Ma nonostante tutto non aveva tirato i remi in barca, concentrandosi sulla propria vecchiaia e le proprie numerose malattie, era rimasto costantemente disponibile, attento ai bisogni altrui, preoccupato nel vedere la piega presa dalla società russa post comunista:  "Purtroppo non abbiamo fatto molta strada dagli anni passati quanto a psicologia, ad atteggiamento morale, nel riconoscere la nostra responsabilità e soprattutto il valore della persona umana".

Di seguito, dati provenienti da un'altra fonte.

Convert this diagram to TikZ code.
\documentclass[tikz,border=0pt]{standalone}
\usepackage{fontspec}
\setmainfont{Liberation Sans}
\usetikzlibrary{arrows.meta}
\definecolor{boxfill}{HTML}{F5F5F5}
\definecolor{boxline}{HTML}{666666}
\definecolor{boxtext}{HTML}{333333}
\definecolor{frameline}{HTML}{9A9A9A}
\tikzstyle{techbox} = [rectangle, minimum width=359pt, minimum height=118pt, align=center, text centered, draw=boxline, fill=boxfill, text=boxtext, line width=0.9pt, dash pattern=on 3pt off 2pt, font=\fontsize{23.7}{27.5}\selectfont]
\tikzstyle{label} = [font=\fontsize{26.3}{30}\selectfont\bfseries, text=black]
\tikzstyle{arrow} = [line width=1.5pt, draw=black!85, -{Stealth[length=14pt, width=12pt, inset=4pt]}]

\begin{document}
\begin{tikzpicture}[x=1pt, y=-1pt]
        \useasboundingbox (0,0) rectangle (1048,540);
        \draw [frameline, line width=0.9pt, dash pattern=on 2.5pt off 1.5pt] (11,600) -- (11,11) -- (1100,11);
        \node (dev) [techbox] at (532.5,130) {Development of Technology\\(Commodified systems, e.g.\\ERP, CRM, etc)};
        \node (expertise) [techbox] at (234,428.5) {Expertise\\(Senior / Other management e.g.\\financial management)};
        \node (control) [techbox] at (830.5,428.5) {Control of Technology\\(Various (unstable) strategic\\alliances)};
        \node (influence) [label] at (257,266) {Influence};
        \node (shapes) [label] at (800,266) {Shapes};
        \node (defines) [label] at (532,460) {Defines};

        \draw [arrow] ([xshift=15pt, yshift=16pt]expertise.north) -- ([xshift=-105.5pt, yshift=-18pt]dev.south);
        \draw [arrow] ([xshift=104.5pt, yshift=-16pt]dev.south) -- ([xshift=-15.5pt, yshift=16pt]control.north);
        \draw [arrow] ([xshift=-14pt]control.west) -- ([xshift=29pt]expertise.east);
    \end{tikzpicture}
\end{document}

La sua battaglia era diventata l'abolizione della pena di morte in Russia, e non si stancava di richiamare da tutte le tribune i pericoli del momento attuale, l'imbarbarimento dei valori, la mancanza di misericordia. Per questo motivo nel 1992 aveva accettato un incarico molto gravoso, soprattutto per un uomo già provato come lui, quello di far parte della rinnovata commissione per la grazia presso la presidenza della Repubblica russa. Concretamente, questo voleva dire dedicare tre intere giornate ogni settimana alla lettura di enormi dossier giudiziari, il cui contenuto talvolta lo faceva tremare; ma, come aveva detto in un'intervista:  "Questo è, per dirla in breve, un bene incredibile. Non per chi riceve la grazia col mio aiuto, ma per me stesso. Sì, è un lavoro pesante, direi un'opera morale, spesso di notte non dormo sotto l'impressione di quello che ho letto nei fascicoli. Ma mi purifica l'anima. Sono felice di aver scelto, ed essere stato scelto per questa missione. E sono convinto che questa attività porterà buoni frutti al nostro Paese".

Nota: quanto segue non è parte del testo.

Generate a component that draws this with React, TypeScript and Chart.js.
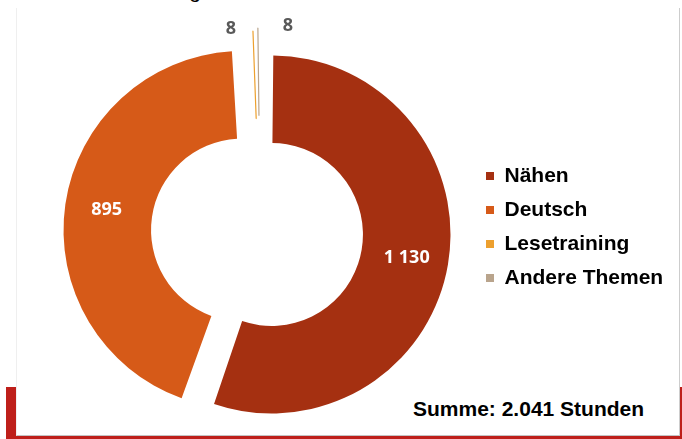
import React, { useEffect, useRef } from 'react';
import { Chart, registerables } from 'chart.js';

Chart.register(...registerables);

const categories = ['Nähen', 'Deutsch', 'Lesetraining', 'Andere Themen'];
const hours = [1130, 895, 8, 8];
const valueLabels = ['1 130', '895', '8', '8'];
const sliceColors = ['#A53011', '#D65A18', '#EDA02E', '#B9A48C'];
const sliceOffsets = [45.1, 72.4, 68.8, 74.8];
const sliceBorders = [0, 0, 1.2, 1.2];
const totalLabel = 'Summe: 2.041 Stunden';
const headingText = 'Stundenverteilung';

export default function App() {
  const ref = useRef<HTMLCanvasElement>(null);

  useEffect(() => {
    const canvas = ref.current;
    if (!canvas) return;

    const labelPlugin = {
      id: 'sliceLabels',
      afterDatasetsDraw(chart: any) {
        const ctx = chart.ctx;
        const meta = chart.getDatasetMeta(0);
        ctx.save();
        ctx.font = 'bold 18px "Open Sans"';
        ctx.textAlign = 'center';
        ctx.textBaseline = 'middle';
        meta.data.forEach((el: any, i: number) => {
          const p = el.getProps(['x', 'y', 'startAngle', 'endAngle', 'innerRadius', 'outerRadius', 'circumference'], true);
          const o = (el.options.offset || 0) / 4;
          const half = (p.startAngle + p.endAngle) / 2;
          const fix = 1 - Math.sin(Math.min(Math.PI, p.circumference || 0));
          const cx = p.x + Math.cos(half) * o;
          const cy = p.y + Math.sin(half) * o;
          const ri = p.innerRadius + o * fix;
          const ro = p.outerRadius + o * fix;
          let r: number;
          let dx = 0;
          let color: string;
          if (i < 2) {
            r = (ri + ro) / 2 + 2;
            color = '#FFFFFF';
          } else {
            r = ro + 2;
            dx = i === 2 ? -22 : 30;
            color = '#595959';
          }
          ctx.fillStyle = color;
          ctx.fillText(valueLabels[i], cx + Math.cos(half) * r + dx, cy + Math.sin(half) * r);
        });
        ctx.restore();
      },
    };

    const chart = new Chart(canvas, {
      type: 'doughnut',
      data: {
        labels: categories,
        datasets: [
          {
            data: hours,
            backgroundColor: sliceColors,
            borderColor: sliceColors,
            borderWidth: sliceBorders,
            offset: sliceOffsets,
            hoverOffset: 0,
            clip: false,
          } as any,
        ],
      },
      options: {
        responsive: false,
        maintainAspectRatio: false,
        animation: false,
        events: [],
        radius: 167.7,
        cutout: '47.8%',
        layout: {
          padding: { left: 47.8, right: 8.8, top: 30, bottom: 3.8 },
        },
        plugins: {
          tooltip: { enabled: false },
          legend: {
            display: true,
            position: 'right',
            title: {
              display: true,
              text: '',
              font: { size: 1 },
              padding: { top: 0, bottom: -12.4 },
            },
            labels: {
              boxWidth: 8,
              boxHeight: 8,
              padding: 13,
              color: '#000000',
              font: { family: '"Liberation Sans", Arial, sans-serif', size: 21, weight: 'bold' },
              generateLabels: (c: any) =>
                (Chart as any).overrides.doughnut.plugins.legend.labels
                  .generateLabels(c)
                  .map((l: any) => ({ ...l, lineWidth: 0, strokeStyle: 'rgba(0,0,0,0)' })),
            },
          },
        },
      } as any,
      plugins: [labelPlugin],
    });

    return () => chart.destroy();
  }, []);

  return (
    <div
      style={{
        position: 'fixed',
        left: 0,
        top: 0,
        width: 682,
        height: 439,
        background: '#FFFFFF',
        overflow: 'hidden',
      }}
    >
      <div
        style={{
          position: 'absolute',
          left: 6,
          top: 387,
          width: 676,
          height: 52,
          background: '#BE1F1A',
        }}
      />
      <div
        style={{
          position: 'absolute',
          left: 16,
          top: 8,
          width: 664,
          height: 428,
          boxSizing: 'border-box',
          background: '#FFFFFF',
          borderLeft: '1px solid #EFEFEF',
          borderRight: '1px solid #CDCDCD',
          borderBottom: '1px solid #C4C4C4',
        }}
      />
      <div
        style={{
          position: 'absolute',
          right: 481,
          top: -20,
          fontFamily: '"Liberation Sans", Arial, sans-serif',
          fontSize: 21,
          lineHeight: '21px',
          color: '#000000',
          whiteSpace: 'nowrap',
        }}
      >
        {headingText}
      </div>
      <div
        style={{
          position: 'absolute',
          left: 413,
          top: 398,
          fontFamily: '"Liberation Sans", Arial, sans-serif',
          fontWeight: 'bold',
          fontSize: 21,
          lineHeight: '21px',
          color: '#000000',
          whiteSpace: 'nowrap',
        }}
      >
        {totalLabel}
      </div>
      <canvas
        ref={ref}
        width={682}
        height={439}
        style={{ position: 'absolute', left: 0, top: 0, width: 682, height: 439 }}
      />
    </div>
  );
}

In tutto questo, Razgon rimaneva un uomo ilare, pur carico dei vecchi ricordi e delle nuove delusioni, aggravate da diversi infarti. Molti si sono chiesti come conciliasse l'immutabile gioia di vivere con la sua tremenda biografia. In qualche occasione Razgon aveva risposto a questo interrogativo:  "Quando noi diciamo che bisogna sradicare la delinquenza, combattere il male, intendiamo che sarà qualcun altro a farlo, non noi. In realtà si può sradicare il male solo se ciascuno di noi diventerà più buono. Può suonare ingenuo, ma non ci sono altri modi per cambiare la società e la nostra vita".